→ **BRIEF**:
Leave out the images; return the rest of the data exactly.

+ + +

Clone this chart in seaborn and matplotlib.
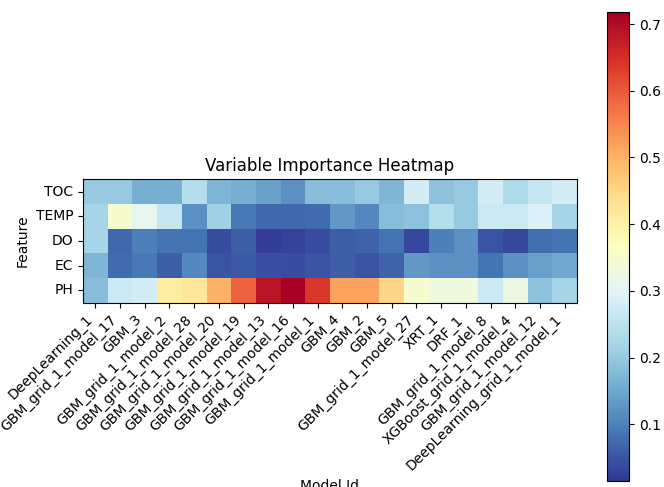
import matplotlib
matplotlib.use("Agg")
import matplotlib.pyplot as plt
import seaborn as sb
import pandas as pd

# model ids along the x axis
models = ["DeepLearning_1", "GBM_grid_1_model_17", "GBM_3", "GBM_grid_1_model_2",
          "GBM_grid_1_model_28", "GBM_grid_1_model_20", "GBM_grid_1_model_19",
          "GBM_grid_1_model_13", "GBM_grid_1_model_16", "GBM_grid_1_model_1",
          "GBM_4", "GBM_2", "GBM_5", "GBM_grid_1_model_27", "XRT_1", "DRF_1",
          "GBM_grid_1_model_8", "XGBoost_grid_1_model_4", "GBM_grid_1_model_12",
          "DeepLearning_grid_1_model_1"]
features = ["TOC", "TEMP", "DO", "EC", "PH"]

# scaled importance per feature
toc = [0.20, 0.20, 0.16, 0.16, 0.24, 0.17, 0.16, 0.14, 0.12, 0.18,
       0.18, 0.20, 0.17, 0.28, 0.19, 0.20, 0.28, 0.23, 0.26, 0.28]
temp = [0.22, 0.35, 0.31, 0.26, 0.12, 0.21, 0.09, 0.07, 0.07, 0.075,
        0.13, 0.11, 0.18, 0.19, 0.24, 0.20, 0.27, 0.27, 0.29, 0.22]
do = [0.22, 0.07, 0.10, 0.085, 0.085, 0.04, 0.06, 0.025, 0.03, 0.04,
      0.06, 0.065, 0.085, 0.035, 0.10, 0.12, 0.05, 0.035, 0.08, 0.085]
ec = [0.17, 0.075, 0.09, 0.06, 0.11, 0.05, 0.055, 0.045, 0.04, 0.05,
      0.06, 0.05, 0.065, 0.13, 0.12, 0.12, 0.085, 0.12, 0.14, 0.15]
ph = [0.18, 0.27, 0.28, 0.41, 0.42, 0.50, 0.59, 0.69, 0.715, 0.64,
      0.52, 0.52, 0.45, 0.35, 0.33, 0.33, 0.27, 0.32, 0.19, 0.22]

data = pd.DataFrame([toc, temp, do, ec, ph], index=features, columns=models)

fig = plt.figure(figsize=(6.64, 4.87), dpi=100)
ax = fig.add_axes([83/664, 184/487, 494/664, 124/487])
cax = fig.add_axes([607/664, 6/487, 22/664, 469/487])

sb.heatmap(data, cmap="RdYlBu_r", vmin=0.015, vmax=0.718, ax=ax, cbar_ax=cax,
           linewidths=0)
ax.set_aspect("equal")
for s in ax.spines.values():
    s.set_visible(True)
    s.set_linewidth(0.8)
cbar = ax.collections[0].colorbar
cbar.outline.set_linewidth(0.8)
cbar.set_ticks([0.1, 0.2, 0.3, 0.4, 0.5, 0.6, 0.7])
cbar.ax.tick_params(labelsize=10)

ax.set_xticklabels(models, rotation=45, ha="right", fontsize=10)
ax.set_yticklabels(features, rotation=0, fontsize=10)
ax.set_title("Variable Importance Heatmap", fontsize=12)
ax.set_xlabel("Model Id", fontsize=10)
ax.set_ylabel("Feature", fontsize=10)

fig.savefig("out.png", dpi=100)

+ + +

→ **RESPONSE TO THIS EXERCISE**:
Clone this chart in seaborn and matplotlib.
import matplotlib
matplotlib.use("Agg")
import matplotlib.pyplot as plt
import seaborn as sb
import pandas as pd

# model ids along the x axis
models = ["DeepLearning_1", "GBM_grid_1_model_17", "GBM_3", "GBM_grid_1_model_2",
          "GBM_grid_1_model_28", "GBM_grid_1_model_20", "GBM_grid_1_model_19",
          "GBM_grid_1_model_13", "GBM_grid_1_model_16", "GBM_grid_1_model_1",
          "GBM_4", "GBM_2", "GBM_5", "GBM_grid_1_model_27", "XRT_1", "DRF_1",
          "GBM_grid_1_model_8", "XGBoost_grid_1_model_4", "GBM_grid_1_model_12",
          "DeepLearning_grid_1_model_1"]
features = ["TOC", "TEMP", "DO", "EC", "PH"]

# scaled importance per feature
toc = [0.20, 0.20, 0.16, 0.16, 0.24, 0.17, 0.16, 0.14, 0.12, 0.18,
       0.18, 0.20, 0.17, 0.28, 0.19, 0.20, 0.28, 0.23, 0.26, 0.28]
temp = [0.22, 0.35, 0.31, 0.26, 0.12, 0.21, 0.09, 0.07, 0.07, 0.075,
        0.13, 0.11, 0.18, 0.19, 0.24, 0.20, 0.27, 0.27, 0.29, 0.22]
do = [0.22, 0.07, 0.10, 0.085, 0.085, 0.04, 0.06, 0.025, 0.03, 0.04,
      0.06, 0.065, 0.085, 0.035, 0.10, 0.12, 0.05, 0.035, 0.08, 0.085]
ec = [0.17, 0.075, 0.09, 0.06, 0.11, 0.05, 0.055, 0.045, 0.04, 0.05,
      0.06, 0.05, 0.065, 0.13, 0.12, 0.12, 0.085, 0.12, 0.14, 0.15]
ph = [0.18, 0.27, 0.28, 0.41, 0.42, 0.50, 0.59, 0.69, 0.715, 0.64,
      0.52, 0.52, 0.45, 0.35, 0.33, 0.33, 0.27, 0.32, 0.19, 0.22]

data = pd.DataFrame([toc, temp, do, ec, ph], index=features, columns=models)

fig = plt.figure(figsize=(6.64, 4.87), dpi=100)
ax = fig.add_axes([83/664, 184/487, 494/664, 124/487])
cax = fig.add_axes([607/664, 6/487, 22/664, 469/487])

sb.heatmap(data, cmap="RdYlBu_r", vmin=0.015, vmax=0.718, ax=ax, cbar_ax=cax,
           linewidths=0)
ax.set_aspect("equal")
for s in ax.spines.values():
    s.set_visible(True)
    s.set_linewidth(0.8)
cbar = ax.collections[0].colorbar
cbar.outline.set_linewidth(0.8)
cbar.set_ticks([0.1, 0.2, 0.3, 0.4, 0.5, 0.6, 0.7])
cbar.ax.tick_params(labelsize=10)

ax.set_xticklabels(models, rotation=45, ha="right", fontsize=10)
ax.set_yticklabels(features, rotation=0, fontsize=10)
ax.set_title("Variable Importance Heatmap", fontsize=12)
ax.set_xlabel("Model Id", fontsize=10)
ax.set_ylabel("Feature", fontsize=10)

fig.savefig("out.png", dpi=100)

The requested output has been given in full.